Langley council picks Chaplin for mayor over fellow council member

Langley city council members chose Scott Chaplin as the next mayor over Councilmember Thomas Gill.

Langley city council members were almost unanimous in their vote to choose Scott Chaplin as the Village by the Sea’s next mayor over Councilmember Thomas Gill.

The council members grilled the two candidates on a multitude of issues, including their management style, financial concerns, traffic safety, climate change preparation and their opinion on mandatory anti-racism training for city staff.

Councilmembers Craig Cyr, Dominique Emerson and Peter Morton voted for Chaplin. Christy Korrow was the lone vote for Gill, who abstained in the vote.

Chaplin has lived in Langley since 2015 and has been involved with several nonprofits. He was also elected chairperson of the Island County Democrats for the 2017-2018 term and has worked with the Affordable Housing Working Group, which is part of the Langley Planning Advisory Board.

Chaplin served six years as a trustee in the town of Carbondale, Colo., where he owned a small store focused on sustainability. He was also a board member for the largest rural transit provider in the country for two years.

Chaplin previously told the South Whidbey Record he would transition from his current job at Stallman Studio in Bayview if he was elected as mayor.

In response to a question about his management style, Chaplin pointed to his experience working in nonprofit groups and running his retail store. He said he thrives best when working with a team.

“I don’t need people to like me,” Chaplin said during the interview portion of the council meeting. “I just want everyone to do their best in their job, and act as professionally as possible.”

“I might come across as a little cold at first I think, in that regard,” he added, saying that he would see what style works for Langley.

Gill referenced his job at Whidbey Telecom when speaking about his management experience. Although he doesn’t have the title of manager, he said he still oversees a handful of people at the company.

When asked about the financial challenges facing Langley, Chaplin acknowledged that many people talk about the Langley Infrastructure Project, but that he was more concerned about pay equity and retention of staff. He also pointed to several empty storefronts downtown and the Whidbey Island Fairgrounds and Events Center — owned by the Port of South Whidbey — as opportunities to encourage new businesses to grow, which may lure people to Langley in the off-season and bring in more cash to the city.

Gill highlighted the rising costs of maintenance and staff in the city and the limits on raising property taxes as a concern. He said there could be some cost savings from using more green energy in city operations. He also suggested using the fairgrounds as a way to bring in more tourism dollars; he said the city could do more to incentivize new business generation and residents to shop locally.

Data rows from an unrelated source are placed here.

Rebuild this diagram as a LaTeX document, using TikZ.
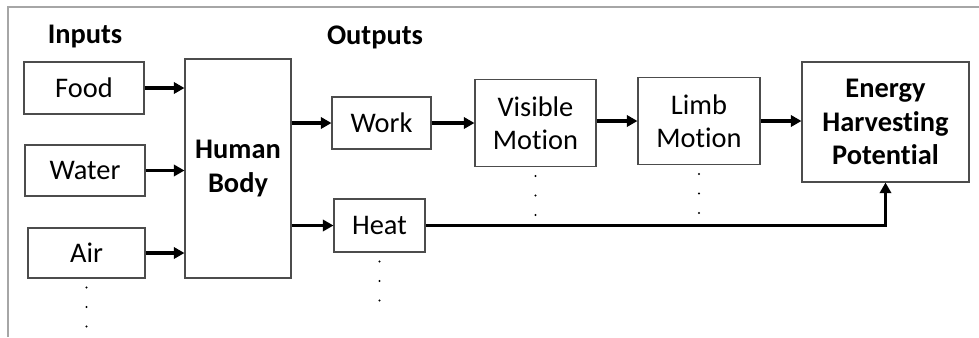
\documentclass[tikz,border=0pt]{standalone}
\usepackage{fontspec}
\setmainfont{Carlito}[Ligatures=NoCommon]
\usetikzlibrary{positioning,calc,arrows.meta}
\tikzset{
	blk/.style={draw=black!70, line width=0.8pt, inner sep=0pt, align=center, font=\fontsize{21.3}{25}\selectfont},
	hdr/.style={inner sep=0pt, font=\fontsize{21.3}{25}\selectfont\bfseries},
	flow/.style={line width=2.3pt, -{Triangle[length=8pt,width=8.5pt]}},
}
\begin{document}
\begin{tikzpicture}[x=0.75pt, y=-0.75pt]
			\useasboundingbox (0,0) rectangle (979,337);
			\draw[black!35, line width=1.1pt] (8,337) -- (8,7) -- (979,7);
			\node[hdr] (inp) at (85,37) {Inputs};
			\node[hdr] (outp) at (375,37) {Outputs};
			\node[blk, minimum width=90pt, minimum height=39pt] (food) at (84,88) {Food};
			\node[blk, minimum width=90pt, minimum height=38.25pt] (water) at (85,170.5) {Water};
			\node[blk, minimum width=87.75pt, minimum height=37.5pt] (air) at (86.5,253) {Air};
			\node[blk, minimum width=79.5pt, minimum height=164.25pt, font=\fontsize{21.3}{25}\selectfont\bfseries] (body) at (238,168.5) {Human\\Body};
			\node[blk, minimum width=74.25pt, minimum height=39pt] (work) at (381.5,123) {Work};
			\node[blk, minimum width=68.25pt, minimum height=39.75pt] (heat) at (379.5,225.5) {Heat};
			\node[blk, minimum width=90.75pt, minimum height=65.25pt] (vis) at (535.5,123) {Visible\\Motion};
			\node[blk, minimum width=91.5pt, minimum height=65.25pt] (limb) at (699,121) {Limb\\Motion};
			\node[blk, minimum width=125.25pt, minimum height=90pt, font=\fontsize{21.3}{25}\selectfont\bfseries] (energy) at (885.5,122) {Energy\\Harvesting\\Potential};
			\foreach \src in {food,water,air}
				\draw[flow] (\src) -- (\src -| body.west);
			\draw[flow] (body.east |- work) -- (work);
			\draw[flow] (body.east |- heat) -- (heat);
			\draw[flow] (work) -- (work -| vis.west);
			\draw[flow] (vis.east |- limb) -- (limb);
			\draw[flow] (limb) -- (limb -| energy.west);
			\draw[flow] (heat) -| (energy);
			\foreach \n in {air,heat,vis,limb}
				\foreach \k in {0,1,2}
					\fill ($(\n.south)+(0,9+19.5*\k)$) circle (1.1);
		\end{tikzpicture}
\end{document}
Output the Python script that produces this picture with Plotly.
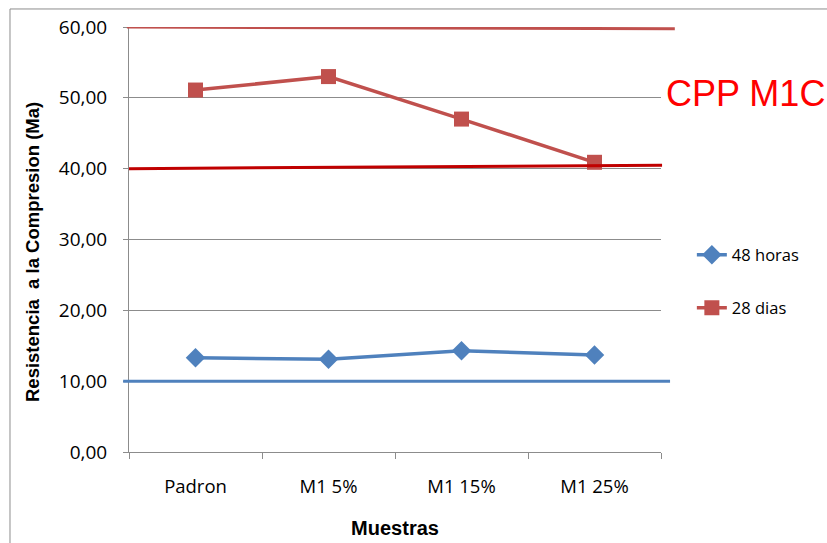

The council asked both candidates whether they would require anti-racism training. The topic has been a hot-button issue after city council members passed a resolution requiring all staff members to attend an anti-racism training, but Mayor Tim Callison refused to make it mandatory.

Callison said he would strongly encourage staff to do it, but he did not want to make it a requirement because there had already been some push back.

Chaplin got personal when he voiced his support for mandatory anti-racism and anti-sexism training. He talked about growing up in a school with a significant Black student population and thinking he understood enough about race to consider himself not racist. He has recently learned more about racism and changed his mind.

“Now I’m just at the point where I’m hoping that I’m less racist and sexist than my grandfather,” Chaplin said.

He admitted that it may be difficult for some people to understand systemic issues, especially white men like himself.

“Those in power will be at least somewhat blind to the power dynamics and the impressions they create,” he said.

Gill said he would mandate anti-racism training of some sort, either interactive or non-interactive, admitting he had some social anxiety himself and understood some people may not want to do a training as a group.

“I think everyone can benefit from some sort of training,” Gill said.

The council members also grilled the candidates about traffic safety and climate change. Both had similar answers about fixing the issue or preparing for its dire effects.

A third candidate, Roger Scrafford, applied for the mayor position last week, but withdrew from consideration and was not interviewed.

Council members went into executive session for about 30 minutes before returning to vote. Chaplin led the rest of the meeting after he was sworn in as mayor via Zoom.

Correction: This story incorrectly stated the current council members who will be in office after the November election. Both Councilmembers Craig Cyr and Thomas Gill will be in office until their terms end in 2023. We regret the error.